The simulation is so topical and immediately beneficial!

The simulation between students can help them:

• Recognize stress associated with nursing school

• Communicate with peers about effective ways to manage stress

• Utilize healthy coping strategies.

We’re very excited to see some real improvement in students’ quality of life when they begin learning the skills that Civility Mentor can teach them!Graphic displaying avatars arguing

Q6. Okay, getting back to the clinical environment — how specifically does the Civility Mentor help?

Dr. Clark: Civility Mentor’s online platform allows learners to practice the types of challenging and crucial conversations they’re likely to face with healthcare professionals outside the classroom. What’s really great is they can practice without fear of making a poor choice or embarrassing themselves, because all of their virtual interactions — with peers, clinical preceptors, charge nurses, etc. — all take place in the privacy of their home or office or library — wherever their learning environment is.

Plus, the simulations are so authentic. They depict real-life scenarios that occur in health care settings. 

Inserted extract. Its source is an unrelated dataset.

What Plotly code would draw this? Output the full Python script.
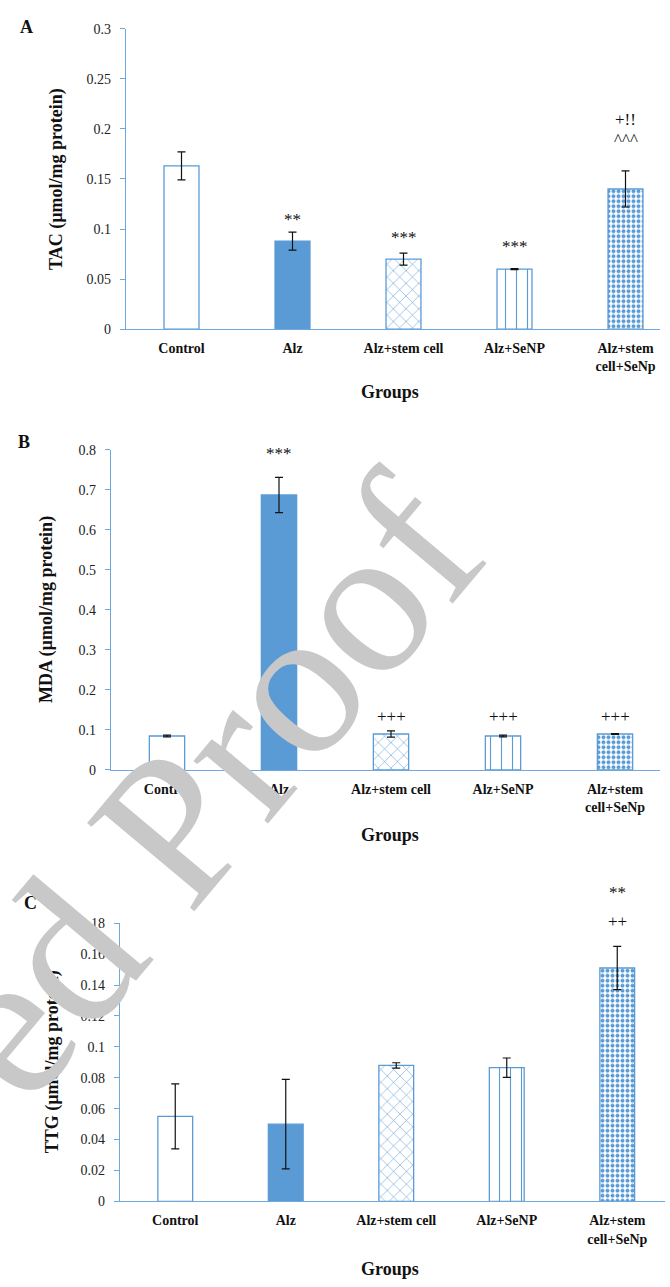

But Civility Mentor is much more than the simulations. It also provides faculty with empirical, evidence-based lesson plans, education guides, and resources focused on topics, such as:

• Civility education
• Appreciative inquiry
• Effective communication
• Principled negotiation
• Professionalism
• Empathy 
• Ethical practice
• Conflict negotiation.

One of the greatest challenges in healthcare is speaking up, advocating, and addressing conflicted situations — especially when patient safety is at stake. And this is especially true when you’re in the presence of a real or perceived power gradient. For example, Module 4 illustrates how a conflict between a newly graduated nurse and his charge nurse can be effectively negotiated following a less than optimal interaction that occurred the day before.

It takes courage to engage in challenging conversations — and even more so when you’re speaking to a supervisor.
Student using computer

Q7. This all sounds great. But is it really realistic to expect someone who isn’t naturally outspoken to speak out against incivility?

Dr. Clark: Yes, it’s realistic, and it’s vitally important. 
 
We developed Civility Mentor to provide learners with real-life opportunities to practice conflicted encounters and address uncivil interactions. Its development was predicated on the belief that being well-prepared, speaking with confidence, and using respectful expressions to address incivility can empower nursing students to speak up and address uncivil behaviors.

So, Civility Mentor provides students with a safe learning environment to practice dealing with potentially stressful situations. They repeatedly rehearse a stressful situation to achieve a favorable outcome, which makes them well-prepared to deal with incivility and heightens the potential for a successful outcome — and that’s because the learner has thoughtfully prepared for and repeatedly practiced the encounter. 

It is imperative that we all understand the nature of workplace incivility so that we can prevent and effectively address the problem. Being treated in an uncivil manner changes an individual’s natural neurobiological state, and the impact of this can be felt instantly. Some individuals flush, sweat, get angry or tear up, or worse, they become silent. Others can’t stop thinking about the exchange and wish later they had addressed the offender. These reactions call for an intervention, because the longer the clock ticks after an uncivil assault, the greater the potential for negative consequences to occur.

Civility Mentor helps learners effectively communicate and deliver a respectful message to colleagues, peers, and coworkers. Being well-prepared, speaking with confidence, and using respectful expressions to address incivility can empower nurses to break the silence of incivility.